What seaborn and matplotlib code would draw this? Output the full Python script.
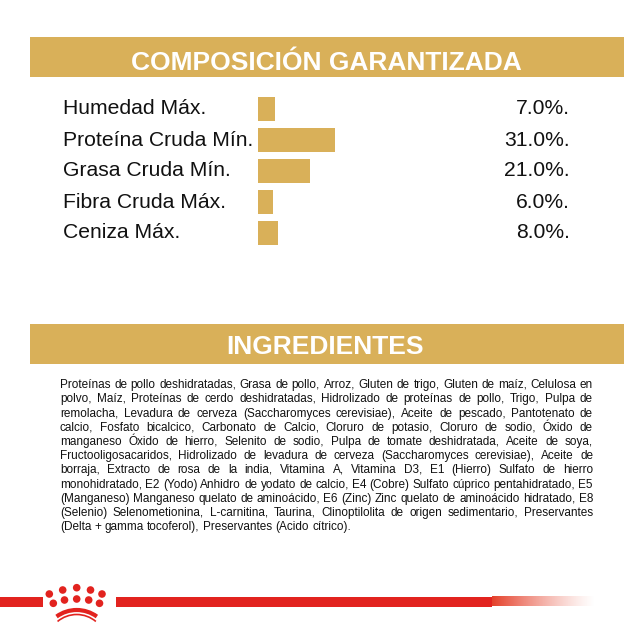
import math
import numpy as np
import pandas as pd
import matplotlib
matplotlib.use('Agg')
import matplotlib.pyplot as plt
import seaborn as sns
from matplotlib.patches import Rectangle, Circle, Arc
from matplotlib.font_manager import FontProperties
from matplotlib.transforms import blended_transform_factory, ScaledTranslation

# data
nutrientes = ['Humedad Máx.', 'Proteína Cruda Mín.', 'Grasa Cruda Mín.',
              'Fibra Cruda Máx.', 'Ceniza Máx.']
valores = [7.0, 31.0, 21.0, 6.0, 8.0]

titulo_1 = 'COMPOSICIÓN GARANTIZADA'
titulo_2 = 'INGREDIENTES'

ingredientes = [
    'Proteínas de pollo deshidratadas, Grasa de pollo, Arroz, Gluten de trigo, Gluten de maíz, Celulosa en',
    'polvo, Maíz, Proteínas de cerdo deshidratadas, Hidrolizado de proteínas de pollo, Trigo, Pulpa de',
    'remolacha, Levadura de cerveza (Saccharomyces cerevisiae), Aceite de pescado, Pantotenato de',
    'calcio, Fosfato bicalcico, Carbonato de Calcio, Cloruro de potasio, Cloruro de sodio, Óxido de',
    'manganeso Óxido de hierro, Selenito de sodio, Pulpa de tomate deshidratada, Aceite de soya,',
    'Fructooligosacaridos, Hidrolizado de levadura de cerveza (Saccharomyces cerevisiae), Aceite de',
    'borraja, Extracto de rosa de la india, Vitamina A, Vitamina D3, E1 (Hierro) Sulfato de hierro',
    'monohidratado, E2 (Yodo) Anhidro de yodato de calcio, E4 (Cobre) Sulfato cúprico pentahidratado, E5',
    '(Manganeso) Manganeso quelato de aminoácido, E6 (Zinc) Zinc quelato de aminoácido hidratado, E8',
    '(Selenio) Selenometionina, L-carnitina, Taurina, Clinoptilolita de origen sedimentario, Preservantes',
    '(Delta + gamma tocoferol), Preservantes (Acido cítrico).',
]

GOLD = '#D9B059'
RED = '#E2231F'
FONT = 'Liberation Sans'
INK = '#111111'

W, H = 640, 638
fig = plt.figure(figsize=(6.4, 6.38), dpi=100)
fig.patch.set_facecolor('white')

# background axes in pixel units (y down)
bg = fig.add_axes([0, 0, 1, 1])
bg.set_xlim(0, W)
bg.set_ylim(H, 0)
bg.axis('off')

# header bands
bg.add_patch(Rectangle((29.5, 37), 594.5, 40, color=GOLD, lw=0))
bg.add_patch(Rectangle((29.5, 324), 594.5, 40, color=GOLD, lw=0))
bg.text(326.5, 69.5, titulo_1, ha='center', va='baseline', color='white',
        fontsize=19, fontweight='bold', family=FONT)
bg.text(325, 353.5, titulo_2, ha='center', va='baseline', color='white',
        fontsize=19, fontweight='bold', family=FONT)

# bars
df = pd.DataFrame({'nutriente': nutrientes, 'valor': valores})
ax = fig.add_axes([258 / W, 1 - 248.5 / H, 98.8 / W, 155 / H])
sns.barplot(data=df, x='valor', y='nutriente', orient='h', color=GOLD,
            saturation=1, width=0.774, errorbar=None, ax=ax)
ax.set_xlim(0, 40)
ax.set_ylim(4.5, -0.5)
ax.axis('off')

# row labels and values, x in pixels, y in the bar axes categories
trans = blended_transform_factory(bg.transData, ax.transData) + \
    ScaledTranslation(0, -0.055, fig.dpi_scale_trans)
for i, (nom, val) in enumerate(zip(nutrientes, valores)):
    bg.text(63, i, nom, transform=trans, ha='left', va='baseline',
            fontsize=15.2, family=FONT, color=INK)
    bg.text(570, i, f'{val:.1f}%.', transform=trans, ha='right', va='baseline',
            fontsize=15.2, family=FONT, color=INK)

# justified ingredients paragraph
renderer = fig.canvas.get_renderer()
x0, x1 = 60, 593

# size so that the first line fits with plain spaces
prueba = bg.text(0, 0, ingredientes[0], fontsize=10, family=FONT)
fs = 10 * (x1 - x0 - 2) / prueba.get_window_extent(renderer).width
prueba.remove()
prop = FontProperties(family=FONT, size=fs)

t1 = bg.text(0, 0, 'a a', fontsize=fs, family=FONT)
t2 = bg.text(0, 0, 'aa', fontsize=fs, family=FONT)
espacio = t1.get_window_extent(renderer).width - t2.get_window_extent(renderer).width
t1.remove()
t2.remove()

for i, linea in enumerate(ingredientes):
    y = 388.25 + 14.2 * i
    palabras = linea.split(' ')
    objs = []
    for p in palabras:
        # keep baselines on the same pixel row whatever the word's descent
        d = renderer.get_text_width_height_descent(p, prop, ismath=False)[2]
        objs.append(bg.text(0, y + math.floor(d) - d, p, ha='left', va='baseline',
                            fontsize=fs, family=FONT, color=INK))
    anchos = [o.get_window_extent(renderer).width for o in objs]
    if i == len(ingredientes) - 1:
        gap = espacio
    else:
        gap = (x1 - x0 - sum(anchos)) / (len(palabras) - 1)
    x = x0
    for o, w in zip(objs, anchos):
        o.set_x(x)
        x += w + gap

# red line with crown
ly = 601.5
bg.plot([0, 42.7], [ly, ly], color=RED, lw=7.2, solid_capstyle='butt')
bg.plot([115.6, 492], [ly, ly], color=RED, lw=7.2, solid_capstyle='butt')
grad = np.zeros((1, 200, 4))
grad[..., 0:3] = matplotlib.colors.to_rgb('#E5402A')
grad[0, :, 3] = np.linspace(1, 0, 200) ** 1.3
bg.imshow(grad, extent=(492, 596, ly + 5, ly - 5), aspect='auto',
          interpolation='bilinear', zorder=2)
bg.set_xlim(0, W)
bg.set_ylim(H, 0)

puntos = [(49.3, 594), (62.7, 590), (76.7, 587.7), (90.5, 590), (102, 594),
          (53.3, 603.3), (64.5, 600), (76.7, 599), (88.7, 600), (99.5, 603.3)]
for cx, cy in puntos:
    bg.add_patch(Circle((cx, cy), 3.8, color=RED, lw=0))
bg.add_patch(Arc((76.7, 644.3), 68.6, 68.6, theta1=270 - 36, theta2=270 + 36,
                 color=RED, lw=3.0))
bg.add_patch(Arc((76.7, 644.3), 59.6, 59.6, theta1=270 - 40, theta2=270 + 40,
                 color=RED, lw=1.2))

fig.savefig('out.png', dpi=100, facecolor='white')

REQUIREMENTS: Starting at the top of the listing above, reproduce each line up to and including the one with "titulo_2 = 'INGREDIENTES'"; omit the pictures.

RESULT:
What seaborn and matplotlib code would draw this? Output the full Python script.
import math
import numpy as np
import pandas as pd
import matplotlib
matplotlib.use('Agg')
import matplotlib.pyplot as plt
import seaborn as sns
from matplotlib.patches import Rectangle, Circle, Arc
from matplotlib.font_manager import FontProperties
from matplotlib.transforms import blended_transform_factory, ScaledTranslation

# data
nutrientes = ['Humedad Máx.', 'Proteína Cruda Mín.', 'Grasa Cruda Mín.',
              'Fibra Cruda Máx.', 'Ceniza Máx.']
valores = [7.0, 31.0, 21.0, 6.0, 8.0]

titulo_1 = 'COMPOSICIÓN GARANTIZADA'
titulo_2 = 'INGREDIENTES'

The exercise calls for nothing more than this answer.